Find all subgroup of order $8$ of $S_4$ and verify that $N_{2^3} \equiv 1 (\mod 2)$ and divide $3$. > Since $\mid S_4 \mid = 2^3 3$, the permutation group possesses at leat one subgroup of order $8$ (Sylow's theorem). Find all subgroup of order $8$ of $S_4$ and verify that $N_{2^3} \equiv 1 (\mod 2)$ ($N_{p^2}$ is the number of subgroup of cardinality $p^s$) and divide $3$. I construct a set from the dihedral group $D_4$. I got $$A = \\{(1 \ 2 \ 3 \ 4), (1 \ 3)(2 \ 4),\ (1 \ 4 \ 3 \ 2),\ 1_A, (1 \ 3)(2 \ 4),\ (1 \ 4)(2 \ 3),\ (3 \ 4)(1 \ 2)\\}.$$ I know how to verify that a set is a subgroup, but this way is very long. Can you explain me how to show that this set is a subgroup? Is it the only sub-group of order $8$ of $S_4$?
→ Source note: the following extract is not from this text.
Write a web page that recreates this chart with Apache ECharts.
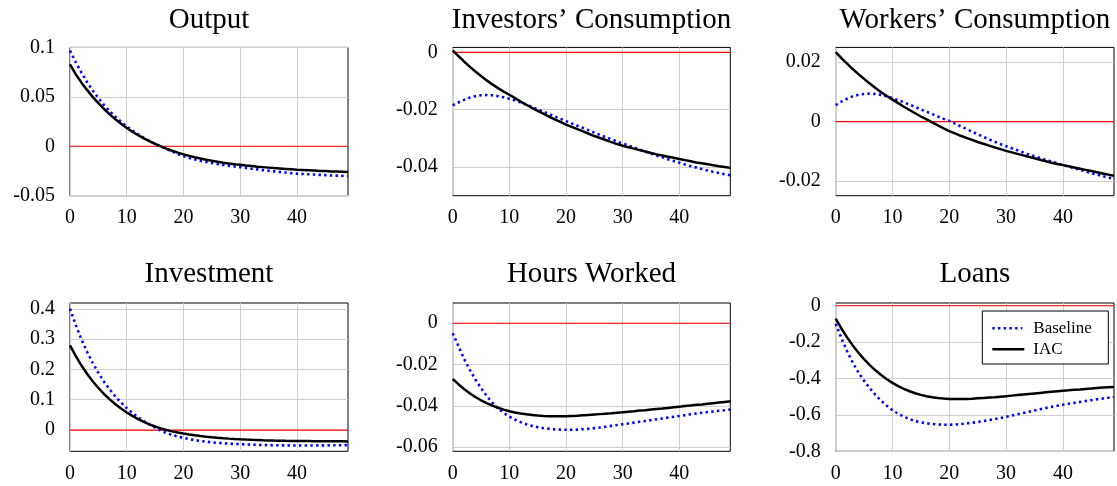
<!DOCTYPE html>
<html><head><meta charset="utf-8">
<script src="https://cdn.jsdelivr.net/npm/echarts@6/dist/echarts.min.js"></script>
<style>html,body{margin:0;padding:0;background:#fff}#c{width:1117px;height:486px}</style>
</head><body><div id="c"></div>
<script>
const periods = [0,1,2,3,4,5,6,7,8,9,10,11,12,13,14,15,16,17,18,19,20,21,22,23,24,25,26,27,28,29,30,31,32,33,34,35,36,37,38,39,40,41,42,43,44,45,46,47,48,49];
const titles = ['Output', 'Investors\u2019 Consumption', 'Workers\u2019 Consumption', 'Investment', 'Hours Worked', 'Loans'];
const seriesNames = ['Baseline', 'IAC'];
const xTicks = [0, 10, 20, 30, 40];
const zeroLineX = [0, 49];
const zeroLineY = [0, 0];

const outputBaseline = [0.0967,0.0852,0.0746,0.065,0.0564,0.0487,0.0417,0.0354,0.0298,0.0247,0.0201,0.0159,0.0121,0.0086,0.0054,0.0025,-0.0002,-0.0028,-0.0053,-0.0078,-0.0101,-0.0118,-0.0133,-0.0147,-0.0159,-0.017,-0.018,-0.0189,-0.0197,-0.0204,-0.0211,-0.0219,-0.0227,-0.0234,-0.0241,-0.0248,-0.0254,-0.026,-0.0266,-0.0272,-0.0277,-0.028,-0.0283,-0.0286,-0.0289,-0.0292,-0.0295,-0.0297,-0.0299,-0.0301];
const outputIAC = [0.0829,0.0729,0.0646,0.057,0.05,0.0436,0.0377,0.0323,0.0273,0.0227,0.0185,0.0147,0.0112,0.008,0.0051,0.0024,-0.0001,-0.0024,-0.0045,-0.0064,-0.0082,-0.0097,-0.0111,-0.0124,-0.0136,-0.0147,-0.0157,-0.0166,-0.0174,-0.0181,-0.0187,-0.0194,-0.02,-0.0206,-0.0211,-0.0216,-0.0221,-0.0225,-0.0229,-0.0233,-0.0237,-0.024,-0.0243,-0.0246,-0.0249,-0.0251,-0.0254,-0.0256,-0.0258,-0.026];

const investorsBaseline = [-0.0185,-0.0175,-0.0166,-0.0158,-0.0153,-0.015,-0.0149,-0.015,-0.0153,-0.0157,-0.0162,-0.0168,-0.0175,-0.0183,-0.0191,-0.0199,-0.0207,-0.0215,-0.0224,-0.0232,-0.024,-0.0248,-0.0256,-0.0264,-0.0272,-0.028,-0.0288,-0.0296,-0.0303,-0.0311,-0.0318,-0.0325,-0.0332,-0.0339,-0.0346,-0.0353,-0.036,-0.0366,-0.0373,-0.0379,-0.0385,-0.0391,-0.0397,-0.0402,-0.0407,-0.0412,-0.0417,-0.0421,-0.0425,-0.0429];
const investorsIAC = [0.0007,-0.0013,-0.0032,-0.005,-0.0067,-0.0083,-0.0098,-0.0112,-0.0125,-0.0137,-0.0148,-0.016,-0.0172,-0.0183,-0.0194,-0.0204,-0.0214,-0.0224,-0.0234,-0.0243,-0.0252,-0.026,-0.0268,-0.0276,-0.0284,-0.0292,-0.0299,-0.0306,-0.0313,-0.032,-0.0326,-0.0331,-0.0336,-0.0341,-0.0346,-0.0351,-0.0356,-0.036,-0.0364,-0.0368,-0.0372,-0.0376,-0.038,-0.0384,-0.0387,-0.039,-0.0394,-0.0397,-0.04,-0.0403];

const workersBaseline = [0.0055,0.0067,0.0077,0.0085,0.009,0.0093,0.0094,0.0093,0.009,0.0085,0.0079,0.0072,0.0065,0.0057,0.0049,0.0041,0.0033,0.0025,0.0017,0.0009,0.0002,-0.0007,-0.0016,-0.0025,-0.0034,-0.0043,-0.0052,-0.006,-0.0068,-0.0076,-0.0083,-0.009,-0.0097,-0.0104,-0.0111,-0.0117,-0.0123,-0.0129,-0.0135,-0.0141,-0.0146,-0.0152,-0.0157,-0.0163,-0.0168,-0.0174,-0.0179,-0.0184,-0.0189,-0.0194];
const workersIAC = [0.0234,0.0214,0.0195,0.0177,0.016,0.0144,0.0128,0.0113,0.0099,0.0086,0.0074,0.0062,0.005,0.0039,0.0028,0.0017,0.0007,-0.0003,-0.0013,-0.0023,-0.0032,-0.004,-0.0048,-0.0055,-0.0062,-0.0069,-0.0075,-0.0081,-0.0087,-0.0093,-0.0099,-0.0104,-0.0109,-0.0114,-0.0119,-0.0124,-0.0129,-0.0134,-0.0139,-0.0143,-0.0147,-0.0151,-0.0155,-0.0159,-0.0163,-0.0167,-0.0171,-0.0175,-0.0179,-0.0183];

const investmentBaseline = [0.40,0.347,0.30,0.2583,0.2213,0.1885,0.1594,0.1336,0.1107,0.0904,0.0724,0.0564,0.0422,0.0296,0.0184,0.0085,-0.002,-0.0098,-0.0163,-0.0215,-0.026,-0.0299,-0.0332,-0.036,-0.0384,-0.0404,-0.0421,-0.0435,-0.0447,-0.0457,-0.0466,-0.0474,-0.0481,-0.0487,-0.0492,-0.0497,-0.05,-0.0503,-0.0505,-0.0507,-0.0508,-0.0508,-0.0508,-0.0507,-0.0506,-0.0505,-0.0503,-0.0501,-0.0499,-0.0497];
const investmentIAC = [0.279,0.2445,0.2136,0.1859,0.1611,0.1389,0.119,0.1012,0.0852,0.0709,0.0581,0.0466,0.0363,0.0271,0.0189,0.0118,0.0055,0.0002,-0.0043,-0.0082,-0.0116,-0.0146,-0.0173,-0.0197,-0.0218,-0.0237,-0.0254,-0.0269,-0.0282,-0.0294,-0.0305,-0.0314,-0.0322,-0.0329,-0.0336,-0.0341,-0.0346,-0.035,-0.0354,-0.0357,-0.036,-0.0362,-0.0364,-0.0366,-0.0368,-0.0369,-0.037,-0.0371,-0.0372,-0.0373];

const hoursBaseline = [-0.0048,-0.011,-0.0172,-0.0225,-0.0272,-0.0314,-0.0352,-0.0385,-0.0412,-0.0434,-0.0452,-0.0467,-0.0479,-0.0489,-0.0497,-0.0503,-0.0508,-0.0511,-0.0514,-0.0515,-0.0516,-0.0516,-0.0515,-0.0513,-0.0511,-0.0508,-0.0505,-0.0501,-0.0497,-0.0493,-0.0489,-0.0485,-0.0481,-0.0477,-0.0473,-0.0469,-0.0465,-0.0461,-0.0457,-0.0453,-0.0449,-0.0445,-0.0441,-0.0437,-0.0433,-0.043,-0.0427,-0.0424,-0.0421,-0.0418];
const hoursIAC = [-0.027,-0.0295,-0.0318,-0.0339,-0.0357,-0.0373,-0.0387,-0.0399,-0.0409,-0.0418,-0.0426,-0.0432,-0.0437,-0.0441,-0.0444,-0.0447,-0.0449,-0.045,-0.045,-0.045,-0.045,-0.0449,-0.0448,-0.0446,-0.0444,-0.0442,-0.044,-0.0438,-0.0436,-0.0433,-0.0431,-0.0428,-0.0426,-0.0423,-0.0421,-0.0418,-0.0415,-0.0413,-0.041,-0.0407,-0.0404,-0.0401,-0.0398,-0.0395,-0.0393,-0.039,-0.0387,-0.0384,-0.0381,-0.0378];

const loansBaseline = [-0.099,-0.178,-0.25,-0.313,-0.367,-0.413,-0.454,-0.49,-0.522,-0.55,-0.574,-0.594,-0.61,-0.623,-0.633,-0.641,-0.646,-0.65,-0.653,-0.654,-0.654,-0.653,-0.65,-0.647,-0.643,-0.639,-0.634,-0.629,-0.623,-0.617,-0.611,-0.604,-0.597,-0.59,-0.583,-0.576,-0.569,-0.562,-0.556,-0.55,-0.544,-0.539,-0.534,-0.529,-0.524,-0.519,-0.514,-0.51,-0.506,-0.502];
const loansIAC = [-0.071,-0.125,-0.174,-0.218,-0.258,-0.294,-0.326,-0.355,-0.381,-0.404,-0.424,-0.442,-0.457,-0.47,-0.481,-0.49,-0.497,-0.503,-0.507,-0.51,-0.512,-0.513,-0.513,-0.512,-0.511,-0.509,-0.507,-0.505,-0.503,-0.5,-0.497,-0.494,-0.491,-0.488,-0.485,-0.482,-0.479,-0.476,-0.473,-0.47,-0.467,-0.465,-0.462,-0.46,-0.457,-0.455,-0.452,-0.45,-0.448,-0.446];

const yTicks = [
  [-0.05, 0, 0.05, 0.1],
  [-0.04, -0.02, 0],
  [-0.02, 0, 0.02],
  [0, 0.1, 0.2, 0.3, 0.4],
  [-0.06, -0.04, -0.02, 0],
  [-0.8, -0.6, -0.4, -0.2, 0]
];
const yRanges = [[-0.05, 0.1], [-0.05, 0.0017], [-0.025, 0.025], [-0.07, 0.419], [-0.062, 0.0098], [-0.8, 0.015]];
const baselineData = [outputBaseline, investorsBaseline, workersBaseline, investmentBaseline, hoursBaseline, loansBaseline];
const iacData = [outputIAC, investorsIAC, workersIAC, investmentIAC, hoursIAC, loansIAC];

// layout (pixels)
const gridPos = [[70,47.4,278,148.3],[452.7,47.4,277.6,148.3],[835.7,47.4,278.3,148.3],[70,303,278,148.3],[452.7,303,277.6,148.3],[835.7,303,278.3,148.3]];
const FONT = 'Liberation Serif';
const BLUE_DASH = [2.4, 3.3];

const chart = echarts.init(document.getElementById('c'), null, {renderer: 'canvas'});
const fmt = v => { const r = Math.round(v * 10000) / 10000; return String(r === 0 ? 0 : r); };

// legend box (pixels)
const LG = {x: 982.3, y: 311, w: 126, h: 53};
const legendGraphics = [
  {type: 'rect', z: 100, silent: true, shape: {x: LG.x, y: LG.y, width: LG.w, height: LG.h},
   style: {fill: '#fff', stroke: '#000', lineWidth: 1}},
  {type: 'line', z: 101, silent: true, shape: {x1: LG.x + 10, y1: LG.y + 17.3, x2: LG.x + 40, y2: LG.y + 17.3},
   style: {stroke: '#0000ff', lineWidth: 2.6, lineDash: BLUE_DASH, lineCap: 'butt'}},
  {type: 'line', z: 101, silent: true, shape: {x1: LG.x + 10, y1: LG.y + 38.3, x2: LG.x + 42, y2: LG.y + 38.3},
   style: {stroke: '#000', lineWidth: 2.5}},
  {type: 'text', z: 101, silent: true, x: LG.x + 51, y: LG.y + 17.3,
   style: {text: seriesNames[0], align: 'left', verticalAlign: 'middle', font: '17px "' + FONT + '"', fill: '#000'}},
  {type: 'text', z: 101, silent: true, x: LG.x + 51, y: LG.y + 38.3,
   style: {text: seriesNames[1], align: 'left', verticalAlign: 'middle', font: '17px "' + FONT + '"', fill: '#000'}}
];

const option = {
  animation: false,
  backgroundColor: '#fff',
  grid: gridPos.map(g => ({left: g[0], top: g[1], width: g[2], height: g[3], show: true, borderColor: '#000', borderWidth: 1, backgroundColor: 'transparent'})),
  xAxis: gridPos.map((g, i) => ({
    gridIndex: i, type: 'value', min: 0, max: 49, interval: 10,
    axisLine: {show: false, onZero: false},
    axisTick: {show: false, customValues: xTicks},
    axisLabel: {customValues: xTicks, fontFamily: FONT, fontSize: 20, color: '#000', margin: 12, formatter: fmt},
    splitLine: {show: true, lineStyle: {color: '#cfcfcf', width: 1}}
  })),
  yAxis: gridPos.map((g, i) => ({
    gridIndex: i, type: 'value', min: yRanges[i][0], max: yRanges[i][1],
    axisLine: {show: false, onZero: false},
    axisTick: {show: false, customValues: yTicks[i]},
    axisLabel: {customValues: yTicks[i], fontFamily: FONT, fontSize: 20, color: '#000', margin: 15, formatter: fmt},
    splitLine: {show: true, lineStyle: {color: '#cfcfcf', width: 1}}
  })),
  graphic: titles.map((t, i) => ({
    type: 'text', silent: true,
    x: gridPos[i][0] + gridPos[i][2] / 2,
    y: i < 3 ? 20 : 274,
    style: {text: t, align: 'center', verticalAlign: 'middle', font: '29px "' + FONT + '"', fill: '#000'}
  })).concat(legendGraphics),
  series: []
};

for (let i = 0; i < 6; i++) {
  option.series.push({
    type: 'line', name: 'zero', xAxisIndex: i, yAxisIndex: i, silent: true, z: 1,
    symbol: 'none', showSymbol: false,
    data: zeroLineX.map((x, j) => [x, zeroLineY[j]]),
    lineStyle: {color: '#ff0000', width: 1.2, type: 'solid'}
  });
  option.series.push({
    type: 'line', name: seriesNames[0], xAxisIndex: i, yAxisIndex: i, silent: true, z: 2,
    symbol: 'none', showSymbol: false,
    data: periods.map((x, j) => [x, baselineData[i][j]]),
    lineStyle: {color: '#0000ff', width: 2.6, type: BLUE_DASH, cap: 'butt'},
    itemStyle: {color: '#0000ff'}
  });
  option.series.push({
    type: 'line', name: seriesNames[1], xAxisIndex: i, yAxisIndex: i, silent: true, z: 3,
    symbol: 'none', showSymbol: false,
    data: periods.map((x, j) => [x, iacData[i][j]]),
    lineStyle: {color: '#000000', width: 2.5, type: 'solid'},
    itemStyle: {color: '#000000'}
  });
}
chart.setOption(option);
</script>
</body></html>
$S_4$ has $3$ different subgroups of order $8$, which are all isomorphic to the dihedral group $D_4$, see here. We have indeed three different dihedral subgroups in $S_4$, as was explained here. Hence $N_8=3$, which is congruent $1$ modulo $2$. They are subgroups, because they are exactly the Sylow-2-subgroups.